Part Two in a Six-Part Series
“The problem is that there are only 1.2 billion full-time, formal jobs in the world. This is a potentially devastating global shortfall of about 1.8 billion good jobs. It means that global unemployment for those seeking a formal good job with a paycheck and 30+hours of steady work approaches a staggering 50%.”—Jim Clifton, The Coming Jobs War (2011, p. 2).
In That Used to Be Us, Friedman and Mandelbaum (2011) make the case that for organizations to survive and individuals to thrive, each of us must harness the power of imagination and enhance our capacity for creativity and innovation to deliver that necessary something “extra.”
We can better prepare students for that uncertain future through explicit instruction on how and when to use cognitive skills that are the everyday tools of innovators and entrepreneurs so that they may take their place in what Richard Florida (2014) calls the creative class. At the core of the creative class are people whose “chief economic function is to create new ideas, new technology, and new creative content.”

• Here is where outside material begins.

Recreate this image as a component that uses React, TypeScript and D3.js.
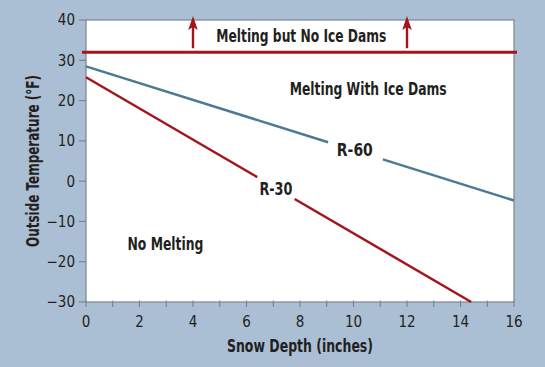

Developing this skill set is imperative for success in an evolving and devastatingly tight job market:
- The creative class makes up one-third to nearly one-half of the workforce in the economically advanced nations of North America, Europe, and Asia. It represents about 40 million jobs in the United States.
- Even as traditional skills are being outsourced or rendered obsolete through automation, creative and innovating skills are hot commodities.
- The current limited opportunities for education and training in these skills contribute to the deepening economic divide—the difference between landing good-paying jobs with opportunities for advancement and minimum-wage work—underscoring the critical need to empower this generation with the creative and innovative thinking skills that will increase their opportunities.
- An Adobe Systems poll of 5,000 people on three continents reports that 80% see unlocking creative potential as crucial to economic growth, but only 25% feel they are living up to their creative potential.
- A recent IBM survey of more 1,500 CEOs reports that creativity is the single most prized competency among employees and managers.
Note: This post draws from research that Marcus did for an article, “Innovating Minds—What Students Need for the Future,” for Information Age Education (IAE).
Clifton, J. (2011). The coming jobs war. Omaha, NE: Gallup Press.
Florida, R. (2014). Rise of the creative class. New York: Basic Books.
Friedman, T.L., & Mandelbaum, M. (2011). That used to be us. New York: Farrar, Straus, & Giroux.